Calculating the exact percentage of oxygen produced in the ocean is difficult because the amounts are constantly changing. Scientists can use satellite imagery to track photosynthesizing plankton and estimate the amount of photosynthesis occurring in the ocean, but satellite imagery cannot tell the whole story. The amount of plankton changes seasonally and in response to changes in the water’s nutrient load, temperature, and other factors. Studies have shown that the amount of oxygen in specific locations varies with time of day and with the tides.

It’s important to remember that although the ocean produces at least 50% of the oxygen on Earth, roughly the same amount is consumed by marine life. Like animals on land, marine animals use oxygen to breathe, and both plants and animals use oxygen for cellular respiration. Oxygen is also consumed when dead plants and animals decay in the ocean. There is also oxygen in the atmosphere which has accumulated over hundreds of millions of years.
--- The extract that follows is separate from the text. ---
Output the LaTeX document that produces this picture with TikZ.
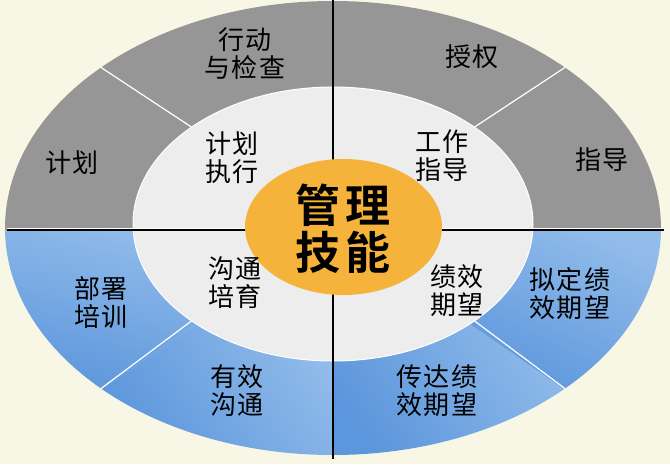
\documentclass[tikz,border=0pt]{standalone}
\usepackage{fontspec}
\newfontfamily\cjk[LetterSpace=6]{Noto Sans CJK SC}
\newfontfamily\cjkbf[LetterSpace=10]{Noto Sans CJK SC Bold}
\usetikzlibrary{calc}
\definecolor{paper}{HTML}{F8F7E5}
\definecolor{ring}{HTML}{969696}
\definecolor{core}{HTML}{EDEDED}
\definecolor{hub}{HTML}{F6B33B}
\definecolor{bluelt}{HTML}{92BCEA}
\definecolor{bluedk}{HTML}{5C96DC}

\begin{document}
\begin{tikzpicture}[x=1pt,y=-1pt,
  lbl/.style={font=\cjk\fontsize{26}{28}\selectfont,align=center,inner sep=0pt},
  hubtext/.style={font=\cjkbf\fontsize{45}{47}\selectfont,align=center,inner sep=0pt},
  bluefill/.style={top color=bluelt,bottom color=bluedk,shading angle=#1},
  divider/.style={white,line width=1.2pt},
  axis/.style={black,line width=2.6pt}]
  % paper
  \fill[paper] (0,0) rectangle (670,464);
  \useasboundingbox (0,0) rectangle (670,464);
  \coordinate (c) at (333,228);
  \coordinate (ci) at (333,224);
  \coordinate (ch) at (343.5,227);

  % divider end points
  \foreach \a/\n in {-135/ul,-45/ur,45/lr,135/ll}{
    \coordinate (\n-in) at ($(ci)+(\a:200 and 137)$);
    \coordinate (\n-out) at ($(c)+(\a:328 and 227)$);
  }

  % outer ring, upper half
  \begin{scope}
    \clip (0,0) rectangle (670,230);
    \fill[ring] (c) ellipse [x radius=328, y radius=227];
  \end{scope}
  % outer ring, lower sectors
  \begin{scope}
    \clip (c) ellipse [x radius=328, y radius=227];
    \begin{scope}
      \clip (333,230) -- (-20,230) -- ($(c)!2!(ll-out)$) -- cycle;
      \shade[bluefill=-15] (0,228) rectangle (215,392);
    \end{scope}
    \begin{scope}
      \clip (333,230) -- ($(c)!2!(ll-out)$) -- (333,480) -- cycle;
      \shade[bluefill=-55] (95,300) rectangle (334,458);
    \end{scope}
    \begin{scope}
      \clip (333,230) -- (333,480) -- ($(c)!2!(lr-out)$) -- cycle;
      \shade[bluefill=-55] (332,300) rectangle (571,458);
    \end{scope}
    \begin{scope}
      \clip (333,230) -- ($(c)!2!(lr-out)$) -- (690,230) -- cycle;
      \shade[bluefill=-25] (451,228) rectangle (666,392);
    \end{scope}
  \end{scope}

  % inner ring
  \fill[core,draw=white,line width=1pt] (ci) ellipse [x radius=200, y radius=137];

  % dividers
  \foreach \n in {ul,ur,lr,ll}
    \draw[divider] (\n-in) -- (\n-out);

  % axes
  \coordinate (top) at (333,0);
  \coordinate (bot) at (333,459);
  \coordinate (lft) at (7,230);
  \coordinate (rgt) at (664,230);
  \draw[white,line width=1pt] ($(lft)+(0,-2)$) -- ($(rgt)+(0,-2)$);
  \draw[axis] (lft) -- (rgt);
  \draw[axis] (top) -- (bot);

  % hub
  \fill[hub] (ch) ellipse [x radius=98.5, y radius=68];
  \node[hubtext] (hub) at (343,228.5) {管理\\技能};

  % labels
  \node[lbl] (act)   at (245,54)  {行动\\与检查};
  \node[lbl] (plan)  at (72,163)  {计划};
  \node[lbl] (exec)  at (232,158) {计划\\执行};
  \node[lbl] (auth)  at (472,57)  {授权};
  \node[lbl] (guide) at (442,156) {工作\\指导};
  \node[lbl] (coach) at (602,160) {指导};
  \node[lbl] (train) at (101,303) {部署\\培训};
  \node[lbl] (grow)  at (235,283) {沟通\\培育};
  \node[lbl] (talk)  at (237,391) {有效\\沟通};
  \node[lbl] (goal)  at (457,291) {绩效\\期望};
  \node[lbl] (set)   at (570,294) {拟定绩\\效期望};
  \node[lbl] (tell)  at (437,391) {传达绩\\效期望};
\end{tikzpicture}
\end{document}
As land animals, most of the oxygen humans breathe comes from this source.

This is particularly problematic when algal blooms die and the decomposition process uses oxygen faster than it can be replenished. This can create areas of extremely low oxygen concentrations, or hypoxia. These areas are often called dead zones, because the oxygen levels are too low to support most marine life. NOAA’s National Centers for Coastal Ocean Science conducts extensive research and forecasting on algal blooms and hypoxia to lessen the harm done to the ocean ecosystem and human environment.